If we take the lyrics of Tupac Shakur’s song, Changes, to heart, we understand that in the world’s ghettos of regional conflict, the drug that people are addicted to is fear. But the methods are the same, “sell em guns and watch ’em kill each other”. If you want to read some very eerie truth selling from George Bernard Shaw about international arms dealing and the system of credit that propels it, read the end of this blog mentioning his play, Major Barbara (1905).
 

More lyrics:
“First ship ’em dope and let ’em deal to brothers.
Give ’em guns, step back, and watch ’em kill each other.I got love for my brother, but we can never go nowhere unless we share with each other.
We gotta start makin’ changes.
Learn to see me as a brother ‘stead of 2 distant strangers.
And that’s how it’s supposed to be.And although it seems heaven sent, we ain’t ready to see a black President, uhh.
It ain’t a secret don’t conceal the fact…

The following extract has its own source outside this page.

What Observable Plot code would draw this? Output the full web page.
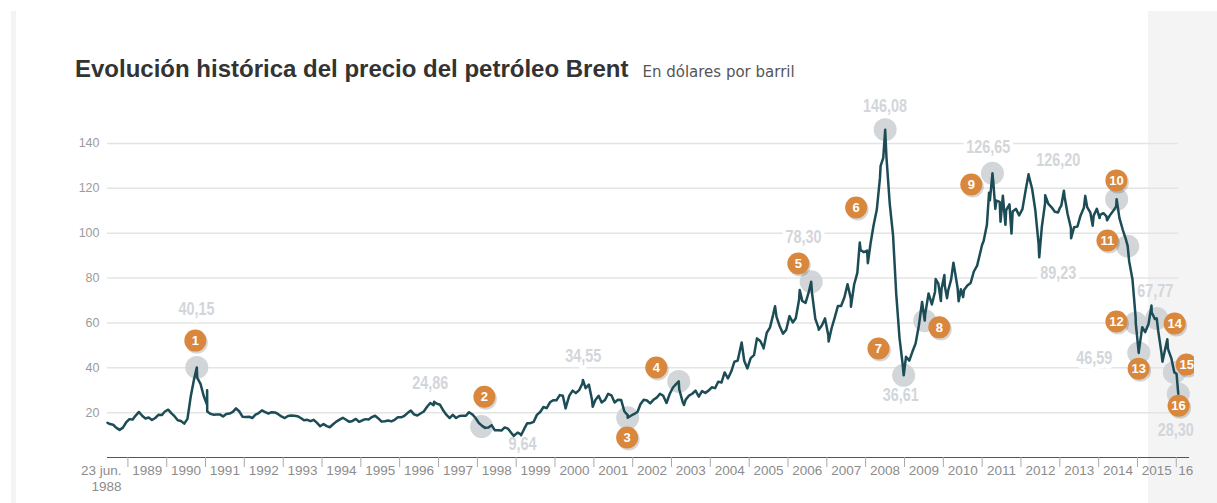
<!DOCTYPE html>
<html><head><meta charset="utf-8">
<script src="https://cdn.jsdelivr.net/npm/d3@7"></script>
<script src="https://cdn.jsdelivr.net/npm/@observablehq/plot@0.6"></script>
<style>
body{margin:0;background:#fff;font-family:"Liberation Sans",Arial,sans-serif;}
#page{position:relative;width:1217px;height:503px;overflow:hidden;background:#fff;}
#lstrip{position:absolute;left:11px;top:11px;width:5px;height:492px;background:#f4f4f4;}
#rpanel{position:absolute;left:1148px;top:11px;width:69px;height:492px;background:#f4f4f4;}
#title{position:absolute;left:75px;top:55px;white-space:nowrap;}
#title .t{font-weight:bold;font-size:24px;color:#333;font-family:"Liberation Sans",Arial,sans-serif;}
#title .s{font-size:15px;color:#555;margin-left:14px;font-family:"DejaVu Sans",sans-serif;}
#chart{position:absolute;left:0;top:90px;width:1194px;height:413px;overflow:hidden;}
#chart svg{overflow:visible;}
g[aria-label="x-axis tick"]{stroke:#aaa;}
</style></head>
<body>
<div id="page">
  <div id="lstrip"></div>
  <div id="rpanel"></div>
  <div id="title"><span class="t">Evolución histórica del precio del petróleo Brent</span><span class="s">En dólares por barril</span></div>
  <div id="chart"></div>
</div>
<script>
// Monthly Brent prices (USD/bbl)
const prices1988to1995 = [ // from Jul 1988
  14.9, 14.6, 13.2, 12.3, 13.3, 15.6,
  17.1, 16.9, 18.7, 20.3, 18.6, 17.4, 17.8, 16.7, 17.6, 19.0, 18.9, 20.5,
  21.3, 19.7, 18.4, 16.6, 16.3, 15.1, 17.2, 27.2, 34.9, 35.5, 32.8, 27.4,
  23.6, 19.5, 19.1, 19.2, 19.2, 18.3, 19.4, 19.6, 20.3, 21.9, 20.5, 18.2,
  18.0, 18.2, 17.6, 19.1, 19.8, 21.0, 20.2, 19.6, 20.2, 20.1, 19.3, 18.3,
  17.6, 18.5, 18.7, 18.6, 18.4, 17.6, 16.6, 16.8, 16.2, 16.8, 15.4, 13.9,
  14.9, 14.0, 13.5, 14.8, 16.0, 16.9, 17.7, 16.8, 15.9, 16.3, 17.2, 15.9,
  16.6, 17.1, 16.9, 18.0, 18.6, 17.4, 16.0, 16.2, 16.5, 16.1, 16.8, 17.9
];
const prices1996to2003 = [ // from Jan 1996
  17.9, 18.6, 19.8, 20.9, 19.2, 18.7, 19.6, 20.5, 22.6, 24.3, 23.3, 24.0,
  23.5, 20.9, 19.1, 17.6, 19.0, 17.6, 18.5, 18.6, 18.6, 20.2, 19.2, 17.6,
  15.4, 14.1, 13.2, 13.4, 14.4, 12.1, 12.1, 12.0, 13.4, 12.9, 11.0, 9.9,
  11.1, 10.3, 12.5, 15.3, 15.3, 15.9, 19.0, 20.3, 22.5, 22.0, 24.6, 25.5,
  25.5, 27.8, 27.5, 22.8, 27.6, 29.8, 28.7, 30.0, 33.0, 30.9, 32.5, 25.5,
  25.6, 27.5, 24.5, 25.6, 28.4, 27.7, 24.5, 25.7, 25.6, 20.5, 18.9, 18.6,
  19.4, 20.3, 23.7, 25.7, 25.4, 24.1, 25.7, 26.7, 28.4, 27.5, 24.3, 28.3,
  31.2, 32.8, 30.3, 25.0, 25.8, 27.6, 28.4, 29.8, 27.1, 29.6, 28.8, 29.8
];
const prices2004to2009 = [ // from Jan 2004
  31.3, 30.9, 33.8, 33.4, 37.9, 35.2, 38.2, 42.7, 43.2, 49.8, 43.1, 39.7,
  44.3, 45.6, 53.1, 51.9, 49.0, 55.6, 57.9, 63.8, 62.7, 58.5, 55.2, 56.9,
  63.0, 60.2, 62.1, 70.3, 69.8, 68.9, 73.7, 73.2, 61.8, 57.8, 58.8, 62.0,
  54.5, 57.6, 62.1, 67.5, 67.5, 71.3, 77.2, 70.8, 77.1, 82.3, 92.5, 91.5,
  92.2, 94.9, 103.3, 110.4, 124.6, 133.5, 133.9, 113.0, 99.1, 72.8, 53.2, 41.3,
  44.9, 43.2, 47.0, 50.8, 58.6, 69.3, 64.0, 73.1, 68.2, 73.9, 77.5, 75.2
];
const prices2010to2015 = [ // from Jan 2010
  76.4, 74.3, 79.3, 84.3, 75.6, 75.0, 74.7, 76.7, 77.8, 82.9, 85.5, 91.5,
  96.5, 103.7, 114.6, 123.3, 114.5, 113.9, 116.7, 110.2, 112.8, 109.6, 110.8, 107.9,
  110.7, 119.3, 125.5, 119.8, 110.3, 95.2, 102.6, 113.4, 113.0, 111.5, 109.5, 109.2,
  112.3, 116.1, 108.5, 102.3, 102.6, 102.9, 107.9, 111.3, 111.6, 109.1, 107.8, 110.8,
  108.1, 108.9, 107.5, 107.8, 109.7, 111.9, 106.8, 101.6, 97.1, 87.4, 79.4, 62.3,
  47.8, 58.1, 55.9, 59.5, 64.6, 61.7, 56.5, 46.5, 47.6, 48.4, 44.3, 38.0
];
// Daily extremes and key days
const extremeDates = ["1988-06-23","1990-10-11","1991-01-16","1991-01-17","1996-11-20","1998-12-10","1999-02-16","2000-04-10","2000-09-20","2000-12-21","2001-11-15","2003-03-10","2003-04-29","2004-10-22","2005-05-16","2005-09-01","2006-04-21","2006-08-07","2006-10-17","2007-01-18","2007-08-16","2007-11-07","2008-01-22","2008-05-21","2008-07-03","2008-12-24","2009-07-10","2009-10-21","2009-12-09","2010-01-11","2010-02-05","2010-04-06","2010-05-25","2010-07-06","2010-12-31","2011-03-07","2011-04-08","2011-05-05","2011-06-23","2011-08-08","2011-10-04","2012-03-13","2012-06-21","2012-08-16","2012-12-31","2013-02-08","2013-04-17","2013-08-28","2013-11-06","2014-01-10","2014-03-21","2014-06-19","2014-10-01","2014-12-16","2015-01-13","2015-05-13","2015-07-01","2015-08-24","2015-10-09","2015-12-14","2016-01-04","2016-01-20"];
const extremePrices = [15.5, 40.15, 30.0, 20.5, 24.86, 9.64, 9.9, 21.9, 34.55, 22.6, 17.7, 33.9, 23.4, 51.3, 48.6, 67.4, 74.6, 78.30, 56.9, 51.7, 67.2, 95.8, 86.6, 130.0, 146.08, 36.61, 61.0, 79.5, 69.7, 81.3, 71.0, 86.8, 69.6, 71.5, 94.7, 118.0, 126.65, 110.8, 105.1, 103.7, 99.8, 126.20, 89.23, 116.9, 111.1, 118.9, 97.7, 116.6, 103.3, 106.7, 105.7, 115.1, 94.2, 59.9, 46.59, 67.77, 62.0, 42.7, 52.7, 37.9, 37.2, 28.30];

// Highlighted points (grey circles)
const markerDates = ["1990-10-11","1998-02-10","2001-11-15","2003-03-10","2006-08-07","2008-07-03","2008-12-24","2009-07-10","2011-04-08","2014-06-19","2014-10-01","2014-12-16","2015-01-13","2015-07-01","2015-12-14","2016-01-20"];
const markerPrices = [40.15, 13.8, 17.7, 33.9, 78.3, 146.08, 36.61, 61.0, 126.65, 115.1, 94.2, 59.9, 46.59, 62.0, 37.9, 28.3];

// Numbered badges (anchor in chart coordinates)
const badgeNumbers = ["1","2","3","4","5","6","7","8","9","10","11","12","13","14","15","16"];
const badgeDates = ["1990-09-27","1998-03-08","2001-11-10","2002-08-11","2006-04-08","2007-10-04","2008-05-01","2009-11-24","2010-09-21","2014-06-17","2014-03-25","2014-06-17","2015-01-12","2015-12-17","2016-04-08","2016-01-23"];
const badgePrices = [52.1, 27.1, 8.9, 40.1, 86.5, 111.4, 48.6, 58.0, 121.7, 123.5, 96.7, 60.6, 39.6, 59.7, 41.4, 23.1];

// Value labels
const valueLabels = ["40,15","24,86","9,64","34,55","78,30","146,08","36,61","126,65","126,20","89,23","67,77","46,59","28,30"];
const valueLabelDates = ["1990-10-08","1996-10-15","1999-03-01","2000-09-24","2006-05-26","2008-07-01","2008-11-27","2011-02-28","2012-12-17","2012-12-17","2015-06-17","2013-11-21","2015-12-28"];
const valueLabelPrices = [66.3, 32.9, 5.7, 45.0, 98.1, 156.5, 27.6, 138.2, 132.4, 82.0, 74.3, 44.1, 12.0];

const yTicks = [20, 40, 60, 80, 100, 120, 140];
const yearLabels = ["1989","1990","1991","1992","1993","1994","1995","1996","1997","1998","1999","2000","2001","2002","2003","2004","2005","2006","2007","2008","2009","2010","2011","2012","2013","2014","2015"];
const lastYearLabel = "16";
const firstDateLabel = ["23 jun.", "1988"];

const D = s => new Date(s + "T00:00:00Z");
const monthly = (y, m, vals) => vals.map((v, i) => ({date: new Date(Date.UTC(y, m - 1 + i, 15)), price: v}));
const series = [
  ...monthly(1988, 7, prices1988to1995),
  ...monthly(1996, 1, prices1996to2003),
  ...monthly(2004, 1, prices2004to2009),
  ...monthly(2010, 1, prices2010to2015),
  ...extremeDates.map((d, i) => ({date: D(d), price: extremePrices[i]}))
].sort((a, b) => a.date - b.date);

const markers = markerDates.map((d, i) => ({date: D(d), price: markerPrices[i]}));
const badges = badgeNumbers.map((n, i) => ({n, date: D(badgeDates[i]), price: badgePrices[i]}));
const labels = valueLabels.map((t, i) => ({t, date: D(valueLabelDates[i]), price: valueLabelPrices[i]}));
const yearTickDates = d3.utcYear.range(D("1989-01-01"), D("2016-01-02"));
const yearLabelData = yearLabels.map(y => ({y, date: new Date(Date.UTC(+y, 6, 2))}));
const startDate = D("1988-06-23");
const noHaloFrom = D("2015-03-01");

const chart = Plot.plot({
  width: 1194, height: 413,
  marginLeft: 107, marginRight: 16, marginTop: 8, marginBottom: 46,
  x: {type: "utc", domain: [startDate, D("2016-01-22")]},
  y: {domain: [0, 160], axis: null},
  style: {background: "transparent", fontFamily: "'Liberation Sans',Arial,sans-serif", overflow: "visible"},
  marks: [
    Plot.ruleY(yTicks, {stroke: "#e4e4e4", strokeWidth: 1.5}),
    Plot.text(yTicks, {y: d => d, frameAnchor: "left", dx: -8, textAnchor: "end", text: d => String(d), fill: "#9b9b9b", fontSize: 12.5}),
    Plot.text(labels, {x: "date", y: "price", text: "t", fill: "#d2d6da", fontSize: 18, fontWeight: "bold",
      fontFamily: "vlabel, 'Liberation Sans', sans-serif",
      stroke: d => d.date >= noHaloFrom ? "none" : "white", strokeWidth: 9, paintOrder: "stroke"}),
    Plot.dot(markers, {x: "date", y: "price", r: 11.5, fill: "#cdd1d5", fillOpacity: 0.9}),
    Plot.line(series, {x: "date", y: "price", stroke: "#1c4c55", strokeWidth: 2.5, strokeLinejoin: "round"}),
    Plot.ruleY([0], {stroke: "#555", strokeWidth: 1, insetRight: -11}),
    Plot.axisX(yearTickDates, {tickSize: 10, tickFormat: () => "", label: null, stroke: "#aaa"}),
    Plot.text(yearLabelData, {x: "date", text: "y", frameAnchor: "bottom", dy: 17, fill: "#8c8c8c", fontSize: 13.5}),
    Plot.text([lastYearLabel], {x: () => D("2016-01-01"), text: d => d, frameAnchor: "bottom", dy: 17, dx: 2, textAnchor: "start", fill: "#8c8c8c", fontSize: 13.5}),
    Plot.text([firstDateLabel[0]], {x: () => startDate, text: d => d, frameAnchor: "bottom", dy: 17, dx: 14, textAnchor: "end", fill: "#8c8c8c", fontSize: 13.5}),
    Plot.text([firstDateLabel[1]], {x: () => startDate, text: d => d, frameAnchor: "bottom", dy: 33, dx: 14, textAnchor: "end", fill: "#8c8c8c", fontSize: 13.5}),
    Plot.dot(badges, {x: "date", y: "price", r: 11, fill: "#000", fillOpacity: 0.16, dx: 1.5, dy: 2}),
    Plot.dot(badges, {x: "date", y: "price", r: 11, fill: "#d8873c"}),
    Plot.text(badges, {x: "date", y: "price", text: "n", fill: "white", fontWeight: "bold", fontSize: 13})
  ]
});
// condense the value labels horizontally (display-style narrow figures)
chart.querySelectorAll('g[font-family^="vlabel"] text').forEach(t => {
  const tr = t.getAttribute("transform") || "";
  t.setAttribute("transform", tr + " scale(0.8,1)");
});
document.getElementById("chart").appendChild(chart);
</script>
</body></html>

the penitentiary’s packed, and it’s filled with blacks.

We gotta make a change…
It’s time for us as a people to start makin’ some changes.
Let’s change the way we eat, let’s change the way we live
and let’s change the way we treat each other.
You see the old way wasn’t working so it’s on us to do
what we gotta do, to survive.

And still I see no changes. Can’t a brother get a little peace?
There’s war on the streets and the war in the Middle East.
Instead of war on poverty,
they got a war on drugs so the police can bother me.”